Será que não cabe ao professor e a escola, nos
dias de hoje mais do que ontem, criar esses momentos para que os estudantes possam
aprender?
É mais do que provável que a maioria dos
professores já saibam que não cabe a ele ser o detentor do conhecimento para depositar
nos estudantes, afinal de contas há muitos anos Paulo Freire disse que ensinar
não é transferir conhecimento. Por outro lado, Freire também disse,
especialmente no livro Pedagogia da autonomia, que ensinar não é simplesmente transferir
conhecimento e que esse saber não deve se limitar a um discurso do professor, precisa
ser aprendido, vivenciado e testemunhado constantemente.

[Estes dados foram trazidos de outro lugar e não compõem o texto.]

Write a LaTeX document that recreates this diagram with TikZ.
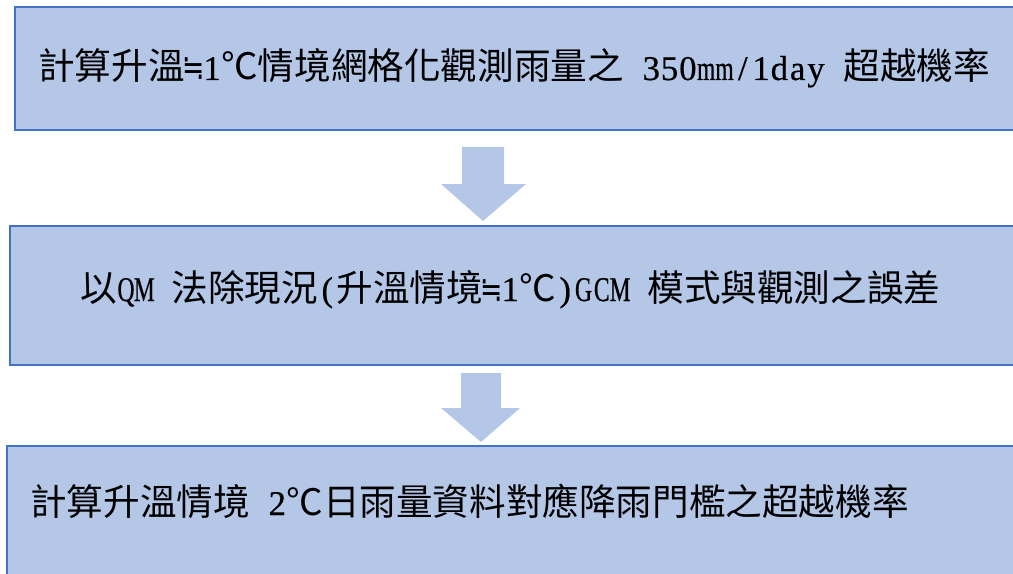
\documentclass[tikz,border=0pt]{standalone}
\usepackage{fontspec}
\setmainfont{Liberation Serif}
\newfontfamily\cjk{Noto Sans CJK TC}
\newfontfamily\latfont[FakeBold=0.5]{Liberation Serif}
\newfontfamily\latnfont[FakeStretch=0.68,FakeBold=0.5]{Liberation Serif}
\newfontfamily\symfont{DejaVu Sans}
\newlength\hw \setlength\hw{13.725pt}
\newcommand\hc[1]{\makebox[\hw][c]{\latfont\fontsize{26}{30}\selectfont #1}}
\newcommand\hn[1]{\makebox[\hw][c]{\latnfont\fontsize{26}{30}\selectfont #1}}
\newcommand\hs{\hspace*{\hw}}
\newcommand\approxeqsym{\makebox[\hw][c]{\symfont\fontsize{21}{24}\selectfont\scalebox{0.95}[1.25]{≒}}}
\definecolor{boxfill}{HTML}{B4C7E7}
\definecolor{boxline}{HTML}{4472C4}
\begin{document}
\begin{tikzpicture}[x=0.75pt,y=-0.75pt,
  stepbox/.style={draw=boxline,line width=1.5pt,fill=boxfill,rectangle,inner sep=0pt,outer sep=0pt,anchor=north west},
  steptext/.style={anchor=base west,inner sep=0pt,font=\cjk\fontsize{27.45}{33}\selectfont},
  blockarrow/.style={fill=boxfill,draw=none}]
\useasboundingbox (0,0) rectangle (1013,574);
\clip (0,0) rectangle (1013,574);
% boxes
\node[stepbox,minimum width=757.5pt,minimum height=92.25pt] (b1) at (15,7) {};
\node[stepbox,minimum width=761.25pt,minimum height=104.25pt] (b2) at (10,226) {};
\node[stepbox,minimum width=763.5pt,minimum height=105pt] (b3) at (7,446) {};
% texts
\node[steptext] (t1) at (38,80) {計算升溫\approxeqsym\hc{1}℃情境網格化觀測雨量之\hs\hc{3}\hc{5}\hc{0}\hn{m}\hn{m}\hc{/}\hc{1}\hc{d}\hc{a}\hc{y}\hs 超越機率};
\node[steptext] (t2) at (80,301) {以\hn{Q}\hn{M}\hs 法除現況\hc{(}升溫情境\approxeqsym\hc{1}℃\hc{)}\hn{G}\hn{C}\hn{M}\hs 模式與觀測之誤差};
\node[steptext] (t3) at (30,515) {計算升溫情境\hs\hc{2}℃日雨量資料對應降雨門檻之超越機率};
% block arrows
\coordinate (a1) at (483,221);
\coordinate (a2) at (481,442);
\fill[blockarrow] (462,147) -- (504,147) -- (504,184) -- (526,184) -- (a1) -- (441,184) -- (462,184) -- cycle;
\fill[blockarrow] (461,373) -- (501,373) -- (501,408) -- (520,408) -- (a2) -- (441,408) -- (461,408) -- cycle;
\end{tikzpicture}
\end{document}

Será que o professor, além de saber, acredita nisso?
Testemunhar é o que estou fazendo neste texto.
Faço isso sempre que posso, não apenas em texto. Vivo
isso no meu cotidiano de trabalho no Apoio Institucional da Secretaria de Estado
da Saúde a partir do Centro Formador de Recursos Humanos da Paraíba e já venho
fazendo há mais de dez anos nos cursos de Enfermagem e de Saúde Coletiva.
Há quem tente opor conteúdo e método, porém essa
dicotomia não existe na prática. Também não existe forma de dar uma aula
conteudista sem utilizar algum método, até porque projetar slide, uma transparência
ou falar tudo de memória enquanto segura um giz, é método. Não há aula sem conteúdo
e não existe contradição entre método e conteúdo, as duas coisas são
importantes e precisam ser consideradas em qualquer modelo de aula.
O que diferencia uma aula conteudista de outra pensada
para que o estudante desenvolva os conhecimentos, é a forma, a quantidade de conteúdo
que irá fazer parte da aula e principalmente como e para que irá fazer parte.
De um modo geral, em uma aula conteudista, o objetivo
é repassar os conhecimentos do professor para a cabeça dos estudantes e este,
em um dia agendado ou surpresa, deverá devolver o conteúdo, provando que tem
memória. Neste caso não precisa nem saber para que o conteúdo ouvido serve ou onde
e como pode ser aplicado. Geralmente essas não são preocupações do professor e
da professora conteudistas.
Já em aulas problematizadoras, sobretudo freireana,
o objetivo não é repassar conteúdo. Ele é pano de fundo para dialogar, refletir
sobre as formas de intervir positivamente na comunidade e ponto de partida para
o desenvolvimento e aplicação dos conhecimentos, algo parecido com o que
aconteceu comigo em relação ao alho.
Outro aspecto que precisa ser levado em conta e
nem sempre é, tanto em uma aula quanto na outra, é que elas devem ser preparadas.
Essa é uma questão que nem sempre é observada, seja por falta de tempo ou pelas
crenças do professor. Problematizar e até repassar conteúdo, não pode ser feito
de improviso.
A aprendizagem acontece o tempo todo, não apenas na
aula em si, como na história do dente de alho. Por isso creio que os professores
deveriam levar em conta, ao preparar as suas aulas, que é importante criar situações
para que isso aconteça, pois não basta esperar e improvisar em cima. A
responsabilidade de “ensinar” continua sendo do professor e da professora.
As aulas precisam continuar sendo pensadas e
preparadas com rigor e poder-se-ia levar em conta que a aprendizagem não
acontece apenas dentro da sala, seja na exposição de conteúdo, seja na problematização
e no diálogo. A aprendizagem acontece em múltiplos e simultâneos momentos antes,
durante e depois da aula.
Será que ao planejar uma aula o professor e a
professora pensam na função do intervalo ou consideram ele apenas um momento
para ir ao banheiro, comer ou acessar o celular antes de depositar mais
conteúdo nas cabeças dos estudantes?
E os momentos de confraternização, são partes do
processo de aprender a conviver ou uma concessão do professor para o ócio?
Enfim, é importante que a escola seja aproveitada como um todo para produzir
aprendizagem e não apenas a aula em si. Se aprendemos em comunhão, como fala
Freire, não seria bom criar momentos para que a comunhão aconteça na aula e na
escola deliberadamente e não apenas como efeito secundário?
Sobre os momentos de aprendizagem que estão no
entorno das aulas e das escolas, escrevi mais em minha dissertação: Estamos construindo
uma catedral, que a editora Hucitec prometeu lançar como livro ainda em 2020.